In the latest issue of the Scene, Carrington Fox
checked outsome new restaurants in existing spaces on 12th Avenue in the Gulch and its environs, including
12 South Bistro.That makes this post a little late to serve as a First Bite, but I'll still share my impressions of the new restaurant, which fills the space at 907 12th Ave. S., formerly a meat-and-three called At the Table.
The dining area has been attractively reworked into a bistro, with lots of dark paint tones and black tablecloths. A small room in the back of the dining room is set back in an alcove with a big screen television that I imagine will be a good place for semiprivate dining or an office luncheon. The large front window allows in good light for somebody my age who needs help reading menus.
The interior transformation is pretty impressive. The new owners have erased just about any evidence of the previous incarnation. Gone is the steam table that served fried chicken and catfish alongside the familiar array of down-home vegetables. The counter where you paid your bill that revealed an open kitchen has been replaced by a full bar stocked with a nice, if unremarkable, selection of beers and spirits. It's certainly not a boutique whiskey bar, but if you'd like a Jack and Coke or a Bacardi and Coke or a Captain Morgan's and Coke, well, you get the picture. It's perfectly serviceable and might be a nice spot to stop by for an after-work cocktail.
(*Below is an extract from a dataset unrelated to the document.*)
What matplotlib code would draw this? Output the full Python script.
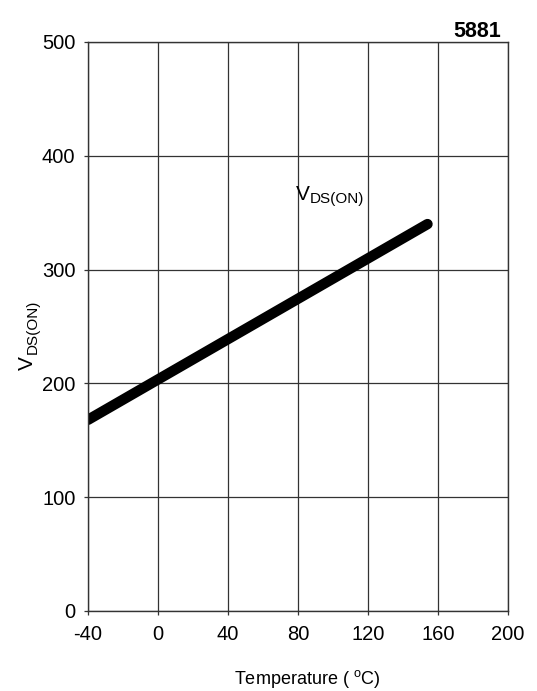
import matplotlib
matplotlib.use("Agg")
import matplotlib.pyplot as plt

plt.rcParams['font.family'] = ['Liberation Sans', 'DejaVu Sans']
plt.rcParams['mathtext.fontset'] = 'custom'
plt.rcParams['mathtext.rm'] = 'Liberation Sans'
plt.rcParams['mathtext.it'] = 'Liberation Sans'
plt.rcParams['axes.unicode_minus'] = False

temperature = [-40, 154]
vds_on = [168, 340]
x_ticks = [-40, 0, 40, 80, 120, 160, 200]
y_ticks = [0, 100, 200, 300, 400, 500]

W, H = 537, 691
fig = plt.figure(figsize=(W/100, H/100), dpi=100)
ax = fig.add_axes([88/W, 1-611/H, (508-88)/W, (611-42)/H])

ax.plot(temperature, vds_on, color='black', lw=7.5, solid_capstyle='round')
ax.set_xlim(-40, 200)
ax.set_ylim(0, 500)
ax.set_xticks(x_ticks)
ax.set_yticks(y_ticks)
ax.grid(True, color='#333333', lw=0.9)
ax.set_axisbelow(True)
for s in ax.spines.values():
    s.set_color('#333333')
    s.set_linewidth(1.0)
ax.tick_params(axis='both', direction='out', length=3, width=0.9, color='#333333',
               labelsize=14.5)
ax.tick_params(axis='x', pad=7)
ax.tick_params(axis='y', pad=6)

def fx(px):
    return px / W

def fy(py):
    return 1 - py / H

# in-plot label
fig.text(fx(296), fy(200), 'V', fontsize=15, ha='left', va='baseline')
fig.text(fx(310), fy(203), 'DS(ON)', fontsize=11, ha='left', va='baseline')

# title-like number
fig.text(fx(501), fy(37), '5881', fontsize=15.5, fontweight='bold', ha='right', va='baseline')

# y label
fig.text(fx(33), fy(370), 'V', fontsize=15, rotation=90, rotation_mode='anchor',
         ha='left', va='baseline')
fig.text(fx(37), fy(354), 'DS(ON)', fontsize=11, rotation=90, rotation_mode='anchor',
         ha='left', va='baseline')

# x label
fig.text(fx(234), fy(684), r'Temperature ( $\mathregular{^{o}}$C)', fontsize=13,
         ha='left', va='baseline')

fig.savefig('out.png', dpi=100)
About that menu, it is pretty eclectic, with pizzas, panini and other Italian classics alongside some other unusual items like "Caucasian Lamb, Beef or Chicken Tips." (I'll try to resist the joke that the caucasian lamb must come from the white sheep of the family, but I do have to wonder what chicken tips are. Perhaps they are the part of the chicken wing snipped off after you separate the drumette from radius/ulna. Whatever it is, I didn't order it.)
As Carrington reported, the the bistro is owned by brothers Adam and John Payz (also co-owners of New York Pizza on Elliston Place), who hail from Russia. So that may explain the Caucasus reference on the menu. Chef Lassad Mnif, meanwhile, is from France. He trained there and locally at Viking culinary school.